The back-and-forth of weather, especially Florida weather, is a given. Florida is well known for weather extremes, of course, and periods of drought are part of each winter. This year has been particularly dry. The Office of the State Climatologist has an online chart of the rain each year since 1895. The rain for 2025 across Florida was 44.33 inches, which was the 11th driest year on record. Last year was 9.32 inches below the long-term historical average of 53.65 inches, calculated from the last century.
Looking at statistics, then, is helpful. It feels very dry, almost dangerously so, but it is actually just plain old dry. Both Lee and Charlotte counties have burn bans because of the situation; we are below state averages as well locally. On top of the lack of rain, the cold will not be good for the plants, not only for truck and ornamental farmers, but in our yards. To quote a Central Florida strawberry farmer on Orlando television, “I see dead fruit. So that ain’t good.”
That will mean higher prices for produce, and more pressure on a Florida agricultural community that is stressed. This year, there are two statehouse bills relating to Florida agriculture, HB 433 (House Companion) and SB 290. They were not put in to solve this year’s issues, but in general to “help” agriculture. There are some troubling aspects, the first of which is to try to lump multiple issues into a bill that purports to solve problems. (They did this last year in Tallahassee, as well.) The second is that it proposes a gag order.
Do look them up. They are omnibus bills, filled with all sorts of unrelated items, including a prohibition on signal-jamming devices, a prohibition on unauthorized assistance for commercial driver’s license exams, a repeal of Florida’s participation in the Southern States Energy Compact and the unlawful use of badges/indicia of authority. The merits of each section may be useful, but how can an elected official really keep track of all the pieces, and consider them properly, if the bill is a jumbled Tallahassee mess?

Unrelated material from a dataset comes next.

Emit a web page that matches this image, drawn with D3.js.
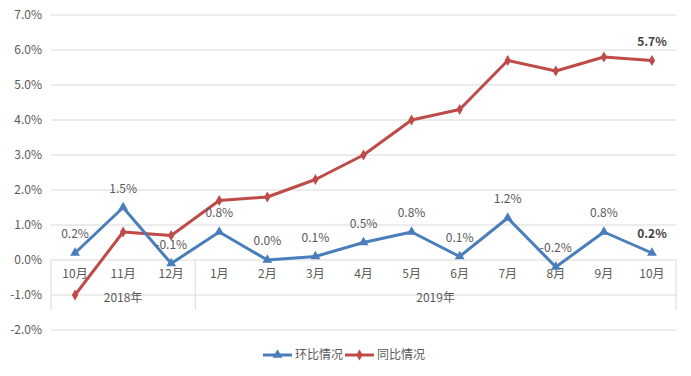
<!DOCTYPE html>
<html>
<head>
<meta charset="utf-8">
<script src="https://cdn.jsdelivr.net/npm/d3@7"></script>
<style>
body { margin: 0; background: #fff; }
text { font-family: "Noto Sans CJK SC", "Microsoft YaHei", sans-serif; fill: #595959; font-size: 12px; }
</style>
</head>
<body>
<svg id="chart" width="691" height="376"></svg>
<script>
// data
const months = ["10月", "11月", "12月", "1月", "2月", "3月", "4月", "5月", "6月", "7月", "8月", "9月", "10月"];
const years = [{ label: "2018年", from: 0, to: 3 }, { label: "2019年", from: 3, to: 13 }];
const huanbi = [0.2, 1.5, -0.1, 0.8, 0.0, 0.1, 0.5, 0.8, 0.1, 1.2, -0.2, 0.8, 0.2];
const tongbi = [-1.0, 0.8, 0.7, 1.7, 1.8, 2.3, 3.0, 4.0, 4.3, 5.7, 5.4, 5.8, 5.7];
const yTicks = [-2, -1, 0, 1, 2, 3, 4, 5, 6, 7];

const blue = "#4a7ebb", red = "#be4b48";
const svg = d3.select("#chart");

// scales
const x = d3.scaleBand().domain(d3.range(months.length)).range([51, 676]);
const y = d3.scaleLinear().domain([-2, 7]).range([330, 15]);
const cx = i => x(i) + x.bandwidth() / 2;

// gridlines + y labels
svg.append("g").selectAll("line").data(yTicks).join("line")
    .attr("x1", 51).attr("x2", 676)
    .attr("y1", d => y(d)).attr("y2", d => y(d))
    .attr("stroke", "#d9d9d9").attr("stroke-width", 1);

svg.append("g").selectAll("text").data(yTicks).join("text")
    .attr("x", 42).attr("y", d => y(d) + 4)
    .attr("text-anchor", "end")
    .text(d => d.toFixed(1) + "%");

// category axis with two levels
const bounds = [0, 3, 13];
svg.append("g").selectAll("line").data(bounds).join("line")
    .attr("x1", d => d < 13 ? x(d) : x.range()[1])
    .attr("x2", d => d < 13 ? x(d) : x.range()[1])
    .attr("y1", y(0)).attr("y2", 310)
    .attr("stroke", "#d9d9d9");

svg.append("g").selectAll("text").data(months).join("text")
    .attr("x", (d, i) => cx(i)).attr("y", 278)
    .attr("text-anchor", "middle").text(d => d);

svg.append("g").selectAll("text").data(years).join("text")
    .attr("x", d => (x(d.from) + (d.to < 13 ? x(d.to) : x.range()[1])) / 2)
    .attr("y", 302)
    .attr("text-anchor", "middle").text(d => d.label);

// lines
const line = d3.line().x((d, i) => cx(i)).y(d => y(d));

svg.append("path").datum(tongbi).attr("d", line)
    .attr("fill", "none").attr("stroke", red).attr("stroke-width", 3).attr("stroke-linejoin", "round");
svg.append("path").datum(huanbi).attr("d", line)
    .attr("fill", "none").attr("stroke", blue).attr("stroke-width", 3).attr("stroke-linejoin", "round");

// markers
const diamond = d3.symbol().type(d3.symbolDiamond).size(36);
const triangle = d3.symbol().type(d3.symbolTriangle).size(42);

svg.append("g").selectAll("path").data(tongbi).join("path")
    .attr("d", diamond).attr("fill", red)
    .attr("transform", (d, i) => `translate(${cx(i)},${y(d)})`);
svg.append("g").selectAll("path").data(huanbi).join("path")
    .attr("d", triangle).attr("fill", blue)
    .attr("transform", (d, i) => `translate(${cx(i)},${y(d)})`);

// data labels
svg.append("g").selectAll("text").data(huanbi).join("text")
    .attr("x", (d, i) => cx(i)).attr("y", d => y(d) - 15)
    .attr("text-anchor", "middle")
    .style("font-weight", (d, i) => i === huanbi.length - 1 ? "bold" : null)
    .style("fill", (d, i) => i === huanbi.length - 1 ? "#404040" : null)
    .text(d => d.toFixed(1) + "%");

const last = tongbi.length - 1;
svg.append("text")
    .attr("x", cx(last)).attr("y", y(tongbi[last]) - 15)
    .attr("text-anchor", "middle")
    .style("font-weight", "bold").style("fill", "#404040")
    .text(tongbi[last].toFixed(1) + "%");

// legend
const legend = svg.append("g");
const items = [{ name: "环比情况", color: blue, sym: triangle, x: 263 }, { name: "同比情况", color: red, sym: diamond, x: 345 }];
items.forEach(it => {
    legend.append("line").attr("x1", it.x).attr("x2", it.x + 29).attr("y1", 355).attr("y2", 355)
        .attr("stroke", it.color).attr("stroke-width", 3);
    legend.append("path").attr("d", it.sym).attr("fill", it.color)
        .attr("transform", `translate(${it.x + 14.5},355)`);
    legend.append("text").attr("x", it.x + 32).attr("y", 359).text(it.name);
});
</script>
</body>
</html>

The bill has a disparagement clause in it, which has been highly controversial across party lines. It applies to any “agricultural food product,” which is defined as any agricultural or aquacultural commodity or product that is produced in this state for human consumption, “including any agricultural practices used in the production of such products.” “Disparagement” means “willful or malicious dissemination to the public in any manner of any false information” that an agricultural food product is not safe for human consumption. False information is that which is “not based on reliable, scientific facts and reliable, scientific data which the disseminator knows or should have known to be false.”
There are plenty of torts for false information in a business setting already. Is it safe to use human excrement on agricultural land? Or only okay if we call it a bio-solid and pass it off on citrus groves? Is it okay to say that turf made using sewage waste is making me sick? How much Roundup before you get sick? Which scientist decides?
We can all feel a bit of despair at the quality of our food production and the challenges ahead.
This week, however, came a bit of happiness and respite in the form of an empty field behind Coral Creek, where this editor walks his dogs. Somehow, a wild Everglades tomato plant showed up, fully grown. It had most probably escaped from a set of organic seeds purchased at ECHO Farms, a Fort Myers nonprofit working on worldwide issues of sustainable foods, and grown last summer.
The tomatoes, while tiny like currants, were plump and as tasty as any old varietal. The plant did not like the freeze, but had survived splendidly. Solanum pimpinellifolium is too delicate to ship or sell, but it works well in yards and outside, too, year round.
Thinking about this situation, and the issue of the silencing of thought, reminds one of George Orwell, from his book, “Coming Up For Air.”
Orwell was a small farmer, and wrote:
“Why don’t people, instead of the idiocies they do spend their time on, just walk round looking at things?”